Roddenberry had intended his new female communications officer to be called Lieutenant Sulu. Solow pointed out how similar this was to "Zulu" and thought it might act against the plan for racial diversity in the show, so the name Sulu remained with George Takei's character.  "Uhura" comes from the Swahili word uhuru, which means "freedom". Nichols states in her book Beyond Uhura that the name was inspired by her having had with her a copy of the book Black Uhuru on the day she read for the part. When Justman explained to Roddenberry what the word "uhuru" meant, he changed it to Uhura and adopted that as the character's name.
Uhura's first name was not used in Star Trek canon until Abrams' 2009 film, in a scene where the young Spock calls her "Nyota" in a moment of intimacy. Although other names had been suggested, "Nyota" has been the most common:
* In appearances at Star Trek conventions, Nichols had indicated that the character is "Nyota (U)penda Uhura".; perhaps coincidentally, in Nichols' 1996 novel Saturn's Child she named the mother of the titular character "Nyota".
* When writing the licensed tie-in, Star Trek II Biographies for Pocket Books, author William Rotsler contacted Nichelle Nichols and sought her approval for using the name "Nyota", and this name started appearing in original Star Trek novels, such as Uhura's Song by Janet Kagan.
* That "Nyota" is the Swahili word for "star" is mentioned by William Shatner in his book, Star Trek Memories.

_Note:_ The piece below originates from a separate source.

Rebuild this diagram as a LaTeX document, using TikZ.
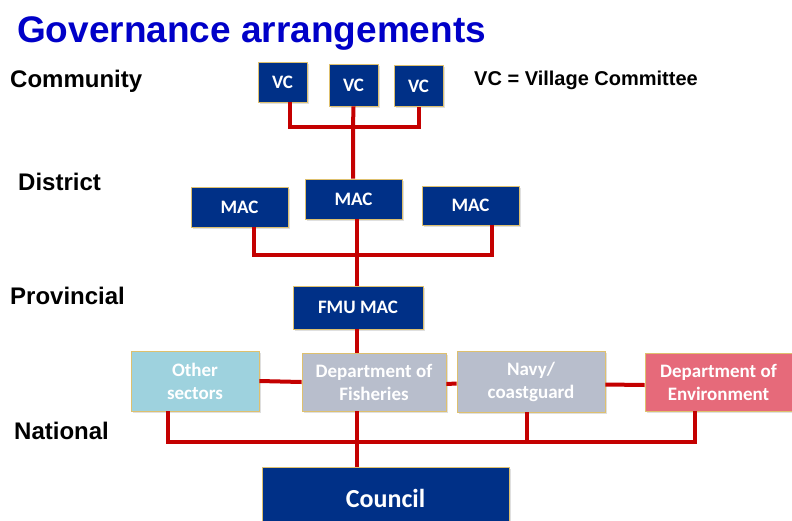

* Startrek.com uses the name Nyota on their character biography page for the Animated Series but not on the TOS biography page.
* "Nyota" was also used as Uhura's first name when Nichols reprised the character in the fan film Star Trek: Of Gods and Men.
Until the 2009 film became part of the franchise's canon, "Nyota" was one of three possibilities; the other two are "Penda" and "Samara":
* According to FASA's deprecated Star Trek RPG, Uhura's first name is "Samara".
* The non-canon book The Best of Trek suggests that Uhura's first name is "Penda", coined when a group of fanzine authors suggested it to her at an early convention.
In the 2009 film, the mystery regarding Uhura's first name is the subject of a running joke as Kirk repeatedly tries to find out what it is, before finally hearing Spock utter it.
In Star Trek VI: The Undiscovered Country Uhura's name is misspelled as "Uhuru" in the credits.